My CPU can't isolate processes due to Intel cutting corners with speculative execution.

My memory is vulnerable to row hammer due to vendors cutting corners while pushing for increased DRAM density.

And my - supposedly - non-volatile storage is broken due to vendors gaming benchmarks with fsync.

Is there any component in a modern consumer computer that isn't fundamentally broken in one way or another?

syn0byte · on May 29, 2019

What you call "broken" others call "performance choices". Except SSD controllers, they are big fat phonies.

Look at how much slower CPUs are without those speculative execution tricks. I can buy gigabytes of RAM with a 20 I found in an old jacket. You can explore entire worlds consisting of gigabytes of high res textures and mesh data in near real-time, while downloading 4 new albums off the internet.

Broken?

zAy0LfpBZLC8mAC · on May 30, 2019

> Broken?

Yes, it is breaking the promise of what it is supposed to do. If fsync() was defined as "will ensure your data is on disk, unless that's kinda slow, then who knows", then the behaviour would not be broken, just potentially useless for many applications. But if you promise to ensure something is stored on disk, and then don't, that's the definition of being broken.

layoutIfNeeded · on May 30, 2019

This. It's like those counterfeit memory cards you could get on eBay, that had a 128 Mb chip but reported themselves as 8 Gigs or so. "Works perfectly if you stay below 128 Mb!"

adrianratnapala · on May 30, 2019

> Look at how much slower CPUs are without those speculative execution tricks.

But do I care? All my computers, except the really ancient phone I use, are snappy.

Of course there are cases were CPU speed matters, but I don't know if they are any less obscure than the cases where timing attacks are a risk.

the8472 · on May 29, 2019

That off switch in your PSU is a conceptually sound implementation. Not the one at the front, that's broken too.

gmueckl · on May 29, 2019

No. At most these components are as reliable as random noise allows them to be. That part is just physics.

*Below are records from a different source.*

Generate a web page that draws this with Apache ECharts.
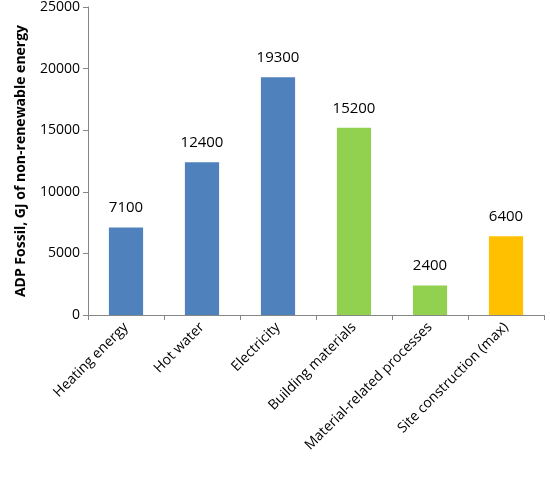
<!DOCTYPE html>
<html>
<head>
<meta charset="utf-8">
<script src="https://cdn.jsdelivr.net/npm/echarts@6/dist/echarts.min.js"></script>
<style>html,body{margin:0;padding:0;background:#fff}#chart{width:550px;height:485px}</style>
</head>
<body>
<div id="chart"></div>
<script>
const categories = ['Heating energy', 'Hot water', 'Electricity', 'Building materials', 'Material-related processes', 'Site construction (max)'];
const values = [7100, 12400, 19300, 15200, 2400, 6400];
const barColors = ['#4F81BD', '#4F81BD', '#4F81BD', '#92D050', '#92D050', '#FFC000'];

const chart = echarts.init(document.getElementById('chart'));
chart.setOption({
    animation: false,
    textStyle: { fontFamily: 'Open Sans, Liberation Sans, sans-serif' },
    grid: { left: 88, right: 6, top: 7, bottom: 170 },
    xAxis: {
        type: 'category',
        data: categories,
        axisLine: { lineStyle: { color: '#868686' } },
        axisTick: { show: true, length: 5, lineStyle: { color: '#868686' } },
        axisLabel: { rotate: 45, color: '#000', fontSize: 14, interval: 0, margin: 10 }
    },
    yAxis: {
        type: 'value',
        min: 0, max: 25000, interval: 5000,
        name: 'ADP Fossil, GJ of non-renewable energy',
        nameLocation: 'middle',
        nameGap: 60,
        nameTextStyle: { fontWeight: 'bold', fontSize: 14, color: '#000' },
        axisLine: { show: true, lineStyle: { color: '#868686' } },
        axisTick: { show: true, length: 5, lineStyle: { color: '#868686' } },
        splitLine: { show: false },
        axisLabel: { color: '#000', fontSize: 14, formatter: v => String(v) }
    },
    series: [{
        type: 'bar',
        barWidth: '45%',
        data: values.map((v, i) => ({ value: v, itemStyle: { color: barColors[i] } })),
        label: { show: true, position: 'top', distance: 12, color: '#000', fontSize: 15 }
    }]
});
</script>
</body>
</html>
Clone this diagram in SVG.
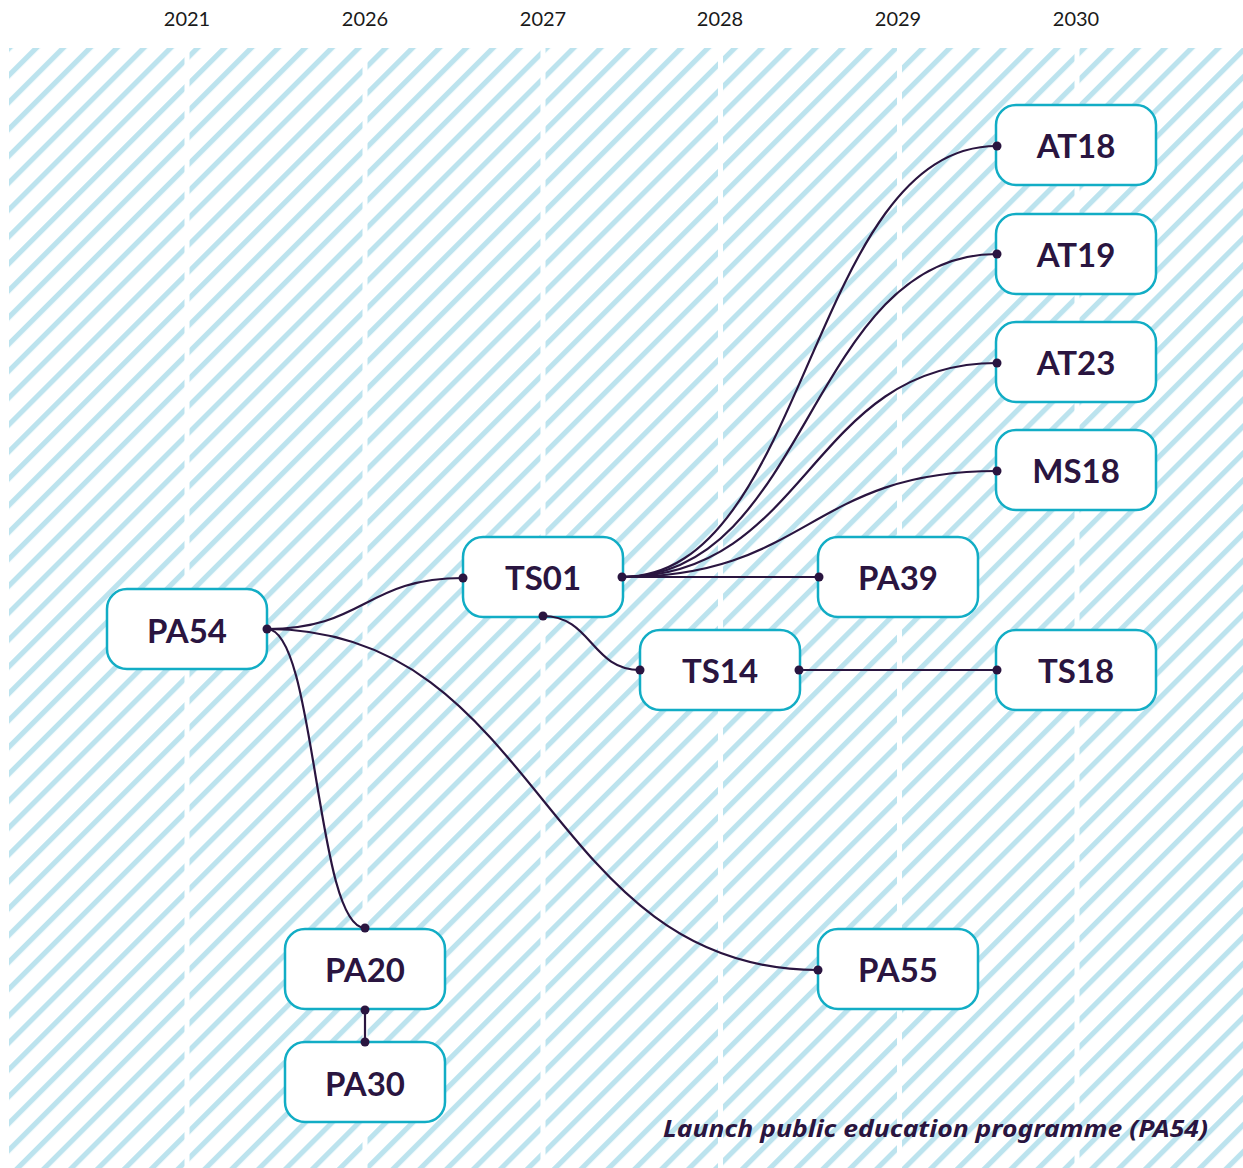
<svg xmlns="http://www.w3.org/2000/svg" width="1243" height="1168" viewBox="0 0 1243 1168">
<style>
.year{font-family:Lato,"Noto Sans",sans-serif;font-size:20px;fill:#1a1a1a;text-anchor:middle}
.box{fill:#ffffff;stroke:#12adc5;stroke-width:2.5}
.lbl{font-family:Lato,"Noto Sans",sans-serif;font-weight:700;font-size:33px;fill:#2a1540;text-anchor:middle}
.edge{fill:none;stroke:#2a1540;stroke-width:2.2}
.dot{fill:#2a1540}
.foot{font-family:"Noto Sans",Lato,sans-serif;font-weight:700;font-style:italic;font-size:24px;fill:#2a1540}
</style>
<defs>
<pattern id="hatch" patternUnits="userSpaceOnUse" width="19" height="19" patternTransform="rotate(45)">
<rect x="0" y="0" width="5.2" height="19" fill="#bce3ee"/>
</pattern>
</defs>
<rect width="1243" height="1168" fill="#ffffff"/>
<g id="background">
<rect x="9" y="48" width="1234" height="1120" fill="url(#hatch)"/>
<rect x="184.5" y="48" width="5" height="1120" fill="#ffffff"/>
<rect x="362.5" y="48" width="5" height="1120" fill="#ffffff"/>
<rect x="540.5" y="48" width="5" height="1120" fill="#ffffff"/>
<rect x="718" y="48" width="5" height="1120" fill="#ffffff"/>
<rect x="897" y="48" width="5" height="1120" fill="#ffffff"/>
<rect x="1074.5" y="48" width="5" height="1120" fill="#ffffff"/>
</g>
<g id="years">
<text class="year" x="187" y="26">2021</text>
<text class="year" x="365" y="26">2026</text>
<text class="year" x="543" y="26">2027</text>
<text class="year" x="720" y="26">2028</text>
<text class="year" x="898" y="26">2029</text>
<text class="year" x="1076" y="26">2030</text>
</g>
<g id="nodes">
<g id="PA54"><rect class="box" x="107" y="589" width="160" height="80" rx="20"/><text class="lbl" x="187" y="643">PA54</text></g>
<g id="TS01"><rect class="box" x="463" y="537" width="160" height="80" rx="20"/><text class="lbl" x="543" y="590">TS01</text></g>
<g id="PA39"><rect class="box" x="818" y="537" width="160" height="80" rx="20"/><text class="lbl" x="898" y="590">PA39</text></g>
<g id="TS14"><rect class="box" x="640" y="630" width="160" height="80" rx="20"/><text class="lbl" x="720" y="683">TS14</text></g>
<g id="TS18"><rect class="box" x="996" y="630" width="160" height="80" rx="20"/><text class="lbl" x="1076" y="683">TS18</text></g>
<g id="AT18"><rect class="box" x="996" y="105" width="160" height="80" rx="20"/><text class="lbl" x="1076" y="158">AT18</text></g>
<g id="AT19"><rect class="box" x="996" y="214" width="160" height="80" rx="20"/><text class="lbl" x="1076" y="267">AT19</text></g>
<g id="AT23"><rect class="box" x="996" y="322" width="160" height="80" rx="20"/><text class="lbl" x="1076" y="375">AT23</text></g>
<g id="MS18"><rect class="box" x="996" y="430" width="160" height="80" rx="20"/><text class="lbl" x="1076" y="483">MS18</text></g>
<g id="PA20"><rect class="box" x="285" y="929" width="160" height="80" rx="20"/><text class="lbl" x="365" y="982">PA20</text></g>
<g id="PA30"><rect class="box" x="285" y="1042" width="160" height="80" rx="20"/><text class="lbl" x="365" y="1096">PA30</text></g>
<g id="PA55"><rect class="box" x="818" y="929" width="160" height="80" rx="20"/><text class="lbl" x="898" y="982">PA55</text></g>
</g>
<g id="connectors">
<path class="edge" d="M267,629 C365,629 365,578 463,578"/>
<path class="edge" d="M267,629 C316,629 316,928 365,928"/>
<path class="edge" d="M267,629 C542.5,629 542.5,970 818,970"/>
<path class="edge" d="M622,577 C809,577 809,146 997,146"/>
<path class="edge" d="M622,577 C809,577 809,254 997,254"/>
<path class="edge" d="M622,577 C809,577 809,363 997,363"/>
<path class="edge" d="M622,577 C809,577 809,471 997,471"/>
<path class="edge" d="M622,577 L819,577"/>
<path class="edge" d="M543,616 C591.5,616 591.5,670 640,670"/>
<path class="edge" d="M799,670 L997,670"/>
<path class="edge" d="M365,1010 L365,1042"/>
<circle class="dot" cx="267" cy="629" r="4.5"/>
<circle class="dot" cx="463" cy="578" r="4.5"/>
<circle class="dot" cx="365" cy="928" r="4.5"/>
<circle class="dot" cx="818" cy="970" r="4.5"/>
<circle class="dot" cx="622" cy="577" r="4.5"/>
<circle class="dot" cx="997" cy="146" r="4.5"/>
<circle class="dot" cx="997" cy="254" r="4.5"/>
<circle class="dot" cx="997" cy="363" r="4.5"/>
<circle class="dot" cx="997" cy="471" r="4.5"/>
<circle class="dot" cx="819" cy="577" r="4.5"/>
<circle class="dot" cx="543" cy="616" r="4.5"/>
<circle class="dot" cx="640" cy="670" r="4.5"/>
<circle class="dot" cx="799" cy="670" r="4.5"/>
<circle class="dot" cx="997" cy="670" r="4.5"/>
<circle class="dot" cx="365" cy="1010" r="4.5"/>
<circle class="dot" cx="365" cy="1042" r="4.5"/>
</g>
<text class="foot" x="663" y="1137" textLength="545" lengthAdjust="spacingAndGlyphs">Launch public education programme (PA54)</text>
</svg>
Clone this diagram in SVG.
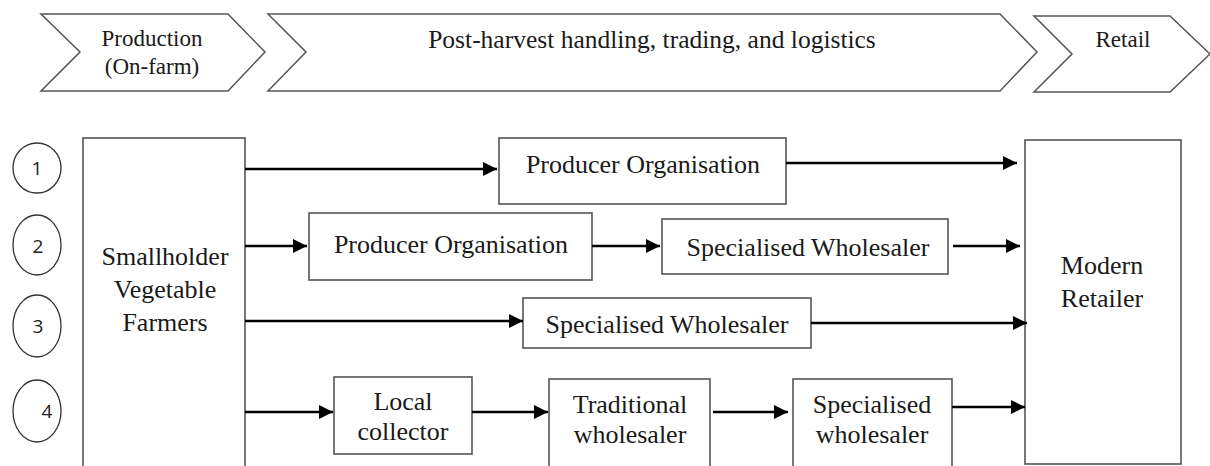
<svg xmlns="http://www.w3.org/2000/svg" width="1210" height="466" viewBox="0 0 1210 466">
<defs>
<style>
.chev{fill:#fff;stroke:#555;stroke-width:1.5}
.box{fill:#fff;stroke:#555;stroke-width:1.6}
.circ{fill:#fff;stroke:#333;stroke-width:1.3}
.t{font-family:"Liberation Serif","Times New Roman",serif;font-size:26px;fill:#1a1a1a;text-anchor:middle}
.h{font-family:"Liberation Serif","Times New Roman",serif;font-size:23px;fill:#1a1a1a;text-anchor:middle}
.n{font-family:"Open Sans","Liberation Sans",Arial,sans-serif;font-size:19px;fill:#222;text-anchor:middle}
.c{stroke:#000;stroke-width:2.6;fill:none}
</style>
<marker id="ah" markerUnits="userSpaceOnUse" markerWidth="15" markerHeight="15" refX="14" refY="7" orient="auto">
<path d="M0,0 L14,7 L0,14 z" fill="#000"/>
</marker>
</defs>
<rect width="1210" height="466" fill="#fff"/>

<g id="stage-production">
<polygon class="chev" points="41,14 228,14 265,52 228,91 41,91 80,52"/>
<text class="h" x="152" y="46">Production</text>
<text class="h" x="152" y="74">(On-farm)</text>
</g>
<g id="stage-postharvest">
<polygon class="chev" points="268,14 1000,14 1037,52 1000,91 268,91 306,52"/>
<text class="h" x="652" y="48" style="font-size:25.5px">Post-harvest handling, trading, and logistics</text>
</g>
<g id="stage-retail">
<polygon class="chev" points="1034,16 1170,16 1210,54 1170,92 1034,92 1072,54"/>
<text class="h" x="1123" y="47">Retail</text>
</g>

<g id="label-1"><ellipse class="circ" cx="37" cy="168" rx="24" ry="25"/><text class="n" x="37" y="175">1</text></g>
<g id="label-2"><ellipse class="circ" cx="37" cy="245" rx="24" ry="30"/><text class="n" x="38" y="253">2</text></g>
<g id="label-3"><ellipse class="circ" cx="37" cy="326" rx="24" ry="31"/><text class="n" x="38" y="333">3</text></g>
<g id="label-4"><ellipse class="circ" cx="37" cy="411" rx="24" ry="31"/><text class="n" x="47" y="418">4</text></g>

<g id="smallholder">
<rect class="box" x="83" y="138" width="162" height="340"/>
<text class="t" x="165" y="265">Smallholder</text>
<text class="t" x="165" y="298">Vegetable</text>
<text class="t" x="165" y="331">Farmers</text>
</g>

<g id="modern-retailer">
<rect class="box" x="1025" y="140" width="156" height="324"/>
<text class="t" x="1102" y="274">Modern</text>
<text class="t" x="1102" y="307">Retailer</text>
</g>

<g id="po-1">
<rect class="box" x="499" y="138" width="287" height="66"/>
<text class="t" x="643" y="173">Producer Organisation</text>
</g>
<g id="po-2">
<rect class="box" x="309" y="213" width="283" height="67"/>
<text class="t" x="451" y="253">Producer Organisation</text>
</g>
<g id="sw-2">
<rect class="box" x="662" y="219" width="286" height="55"/>
<text class="t" x="808" y="256">Specialised Wholesaler</text>
</g>
<g id="sw-3">
<rect class="box" x="523" y="298" width="288" height="50"/>
<text class="t" x="667" y="333">Specialised Wholesaler</text>
</g>
<g id="local-collector">
<rect class="box" x="334" y="377" width="138" height="77"/>
<text class="t" x="403" y="410">Local</text>
<text class="t" x="403" y="440">collector</text>
</g>
<g id="traditional-wholesaler">
<rect class="box" x="549" y="379" width="161" height="100"/>
<text class="t" x="630" y="413">Traditional</text>
<text class="t" x="630" y="443">wholesaler</text>
</g>
<g id="specialised-wholesaler-4">
<rect class="box" x="793" y="379" width="159" height="100"/>
<text class="t" x="872" y="413">Specialised</text>
<text class="t" x="872" y="443">wholesaler</text>
</g>

<g id="connectors">
<line class="c" x1="245" y1="169" x2="497" y2="169" marker-end="url(#ah)"/>
<line class="c" x1="786" y1="163" x2="1017" y2="163" marker-end="url(#ah)"/>
<line class="c" x1="245" y1="246" x2="307" y2="246" marker-end="url(#ah)"/>
<line class="c" x1="592" y1="246" x2="660" y2="246" marker-end="url(#ah)"/>
<line class="c" x1="953" y1="246" x2="1020" y2="246" marker-end="url(#ah)"/>
<line class="c" x1="245" y1="321" x2="523" y2="321" marker-end="url(#ah)"/>
<line class="c" x1="811" y1="323" x2="1027" y2="323" marker-end="url(#ah)"/>
<line class="c" x1="245" y1="412" x2="333" y2="412" marker-end="url(#ah)"/>
<line class="c" x1="472" y1="412" x2="548" y2="412" marker-end="url(#ah)"/>
<line class="c" x1="713" y1="412" x2="788" y2="412" marker-end="url(#ah)"/>
<line class="c" x1="952" y1="407" x2="1025" y2="407" marker-end="url(#ah)"/>
</g>
</svg>
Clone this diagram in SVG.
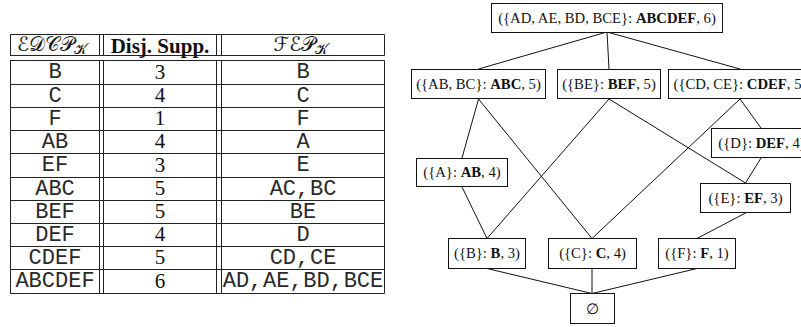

icedchai · on May 29, 2019

You're welcome to go back to 486 class machines with 32 megs of RAM and IDE disks. I'll take the performance optimizations.

tempguy9999 · on May 29, 2019

on linux fsync (I think).

On windows FILE_FLAG_WRITE_THROUGH ("Write operations will not go through any intermediate cache, they will go directly to disk").

It's all there.

I agree with other poster, just cos you read back the file and it compared byte-for-byte, unless large it's likely to have come from the OS's RAM file cache.

wyldfire · on May 29, 2019

> This feature would work for mmap() regions as well, not just traditional write() calls.

I always wondered about writable disk-backed pages -- back when I last looked it up munmap() manpage made no suggestions about whether it would flush the data or whether you need an explicit msync() to make it happen. Since pages could get written back without an explicit msync(), it's always tricky to speculate how the behavior should be based on observation.

namibj · on May 29, 2019

Read the code. Only way to know for sure. Then use something maybe based on clang-query to check if the path that leads to flushing base on msync() and/or munmap() changed. Like, if any code between your syscall and the kernel-internal write-page-to-disk-now-i'm-waiting call changed. You should be able to convince clang-query to spit out a normalized AST of the code, and still be able to easily map it back to the source file location so you can check the source-file diff for the specifics once you demmed the AST diff ass non-trivial (some things should be easier to ignore in an AST diff).

In case you end up creating such a tool, please share it with us.